Taking its title from T. S. Eliot's "The Waste Land," Oe's strongly autobiographical novel — published in 2009 at the age of 74 — sees his elderly fictional alter ego, Kogito Choko, return to his native Matsuyama, in Ehime Prefecture, to write a long-deferred work (simply known as "The Drowning Novel") about his father's mysterious death in the last days of World War II.

Death by Water, by Kenzaburo Oe, Translated by Deborah Boehm.
432 pages

GROVE PRESS, Fiction.

Kogito's father had been a sympathizer to ultranationalist sentiment and appears to have been involved in a violent plot to frustrate Japan's admission of defeat. This knowledge entices his son — an ardent supporter of postwar democracy — to probe both the psychology of his father and the tormented history of his own nation.
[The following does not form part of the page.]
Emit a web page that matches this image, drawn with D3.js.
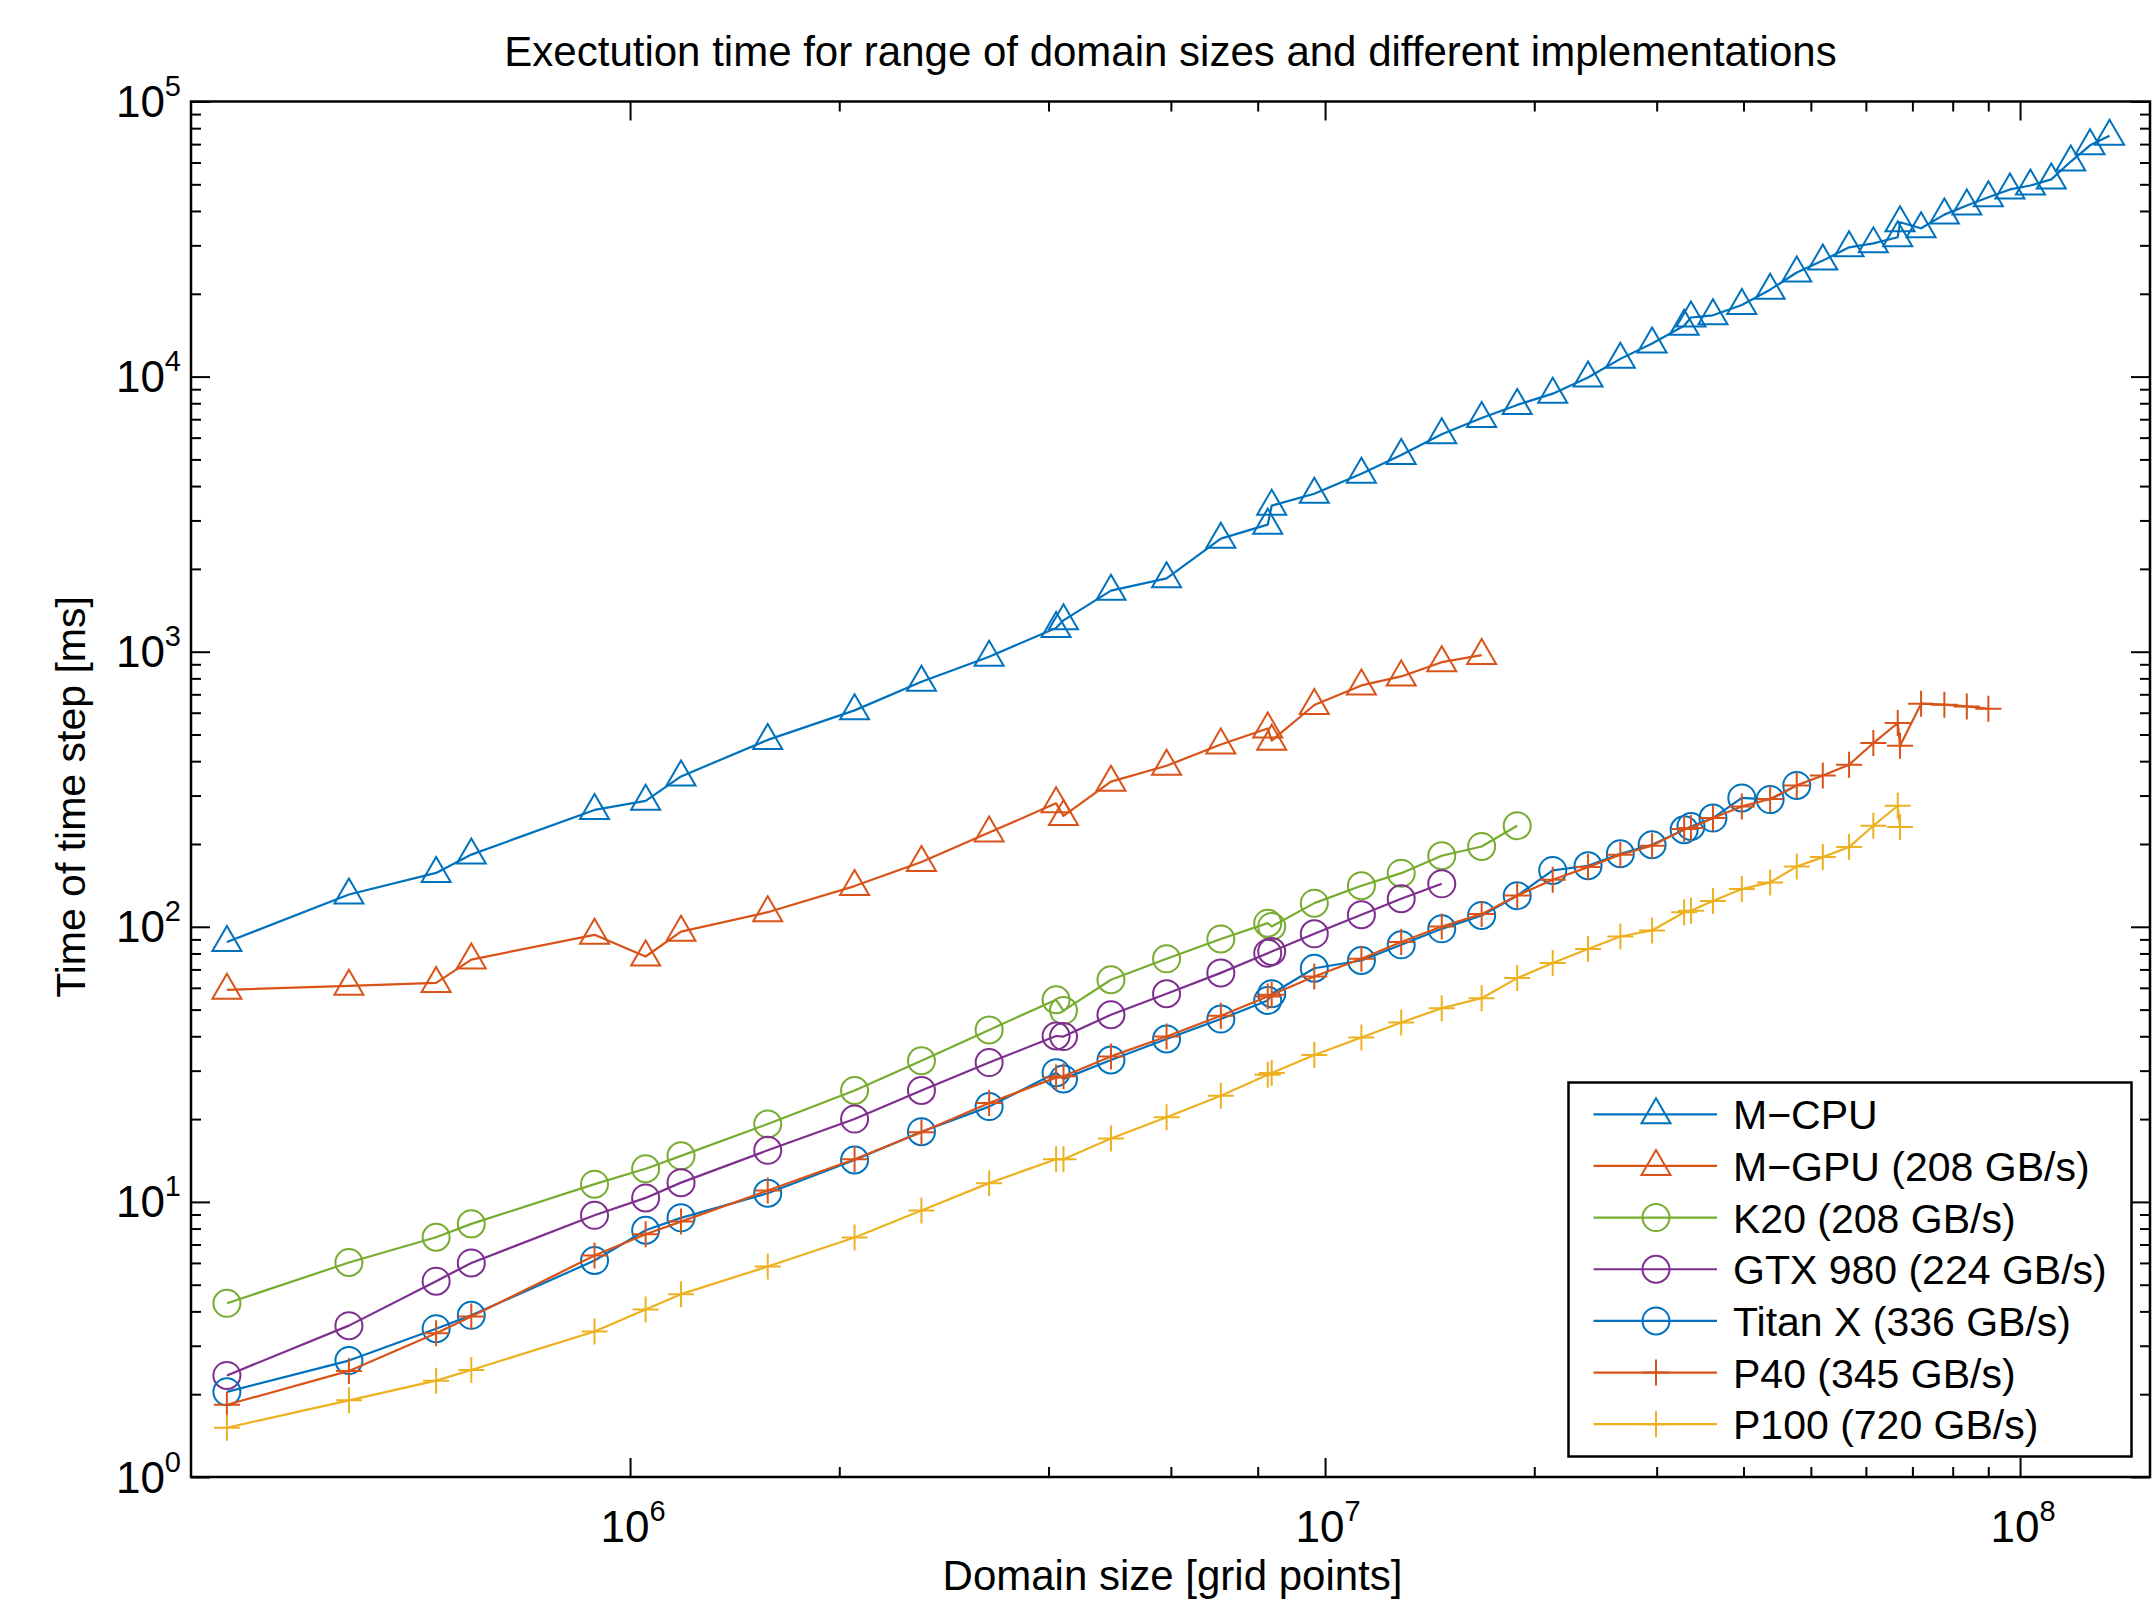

Kogito engages in lengthy conversations with members of a theatrical group attempting to put a condensed version of his entire life's work on the stage. Meanwhile the much-anticipated opening of a red leather trunk, supposedly containing the secrets of his father's demise, is revealed to be disappointingly insubstantial.

Written in dialogue with Oe's own, earlier works on similar subjects — the novella "The Day He Himself Shall Wipe My Tears Away" (1972) is repeatedly referenced — and richly interlaced with meditations on the interactions of dream, memory, myth and perception, this novel is a careful, multilayered contemplation on the methodology and potential of art itself.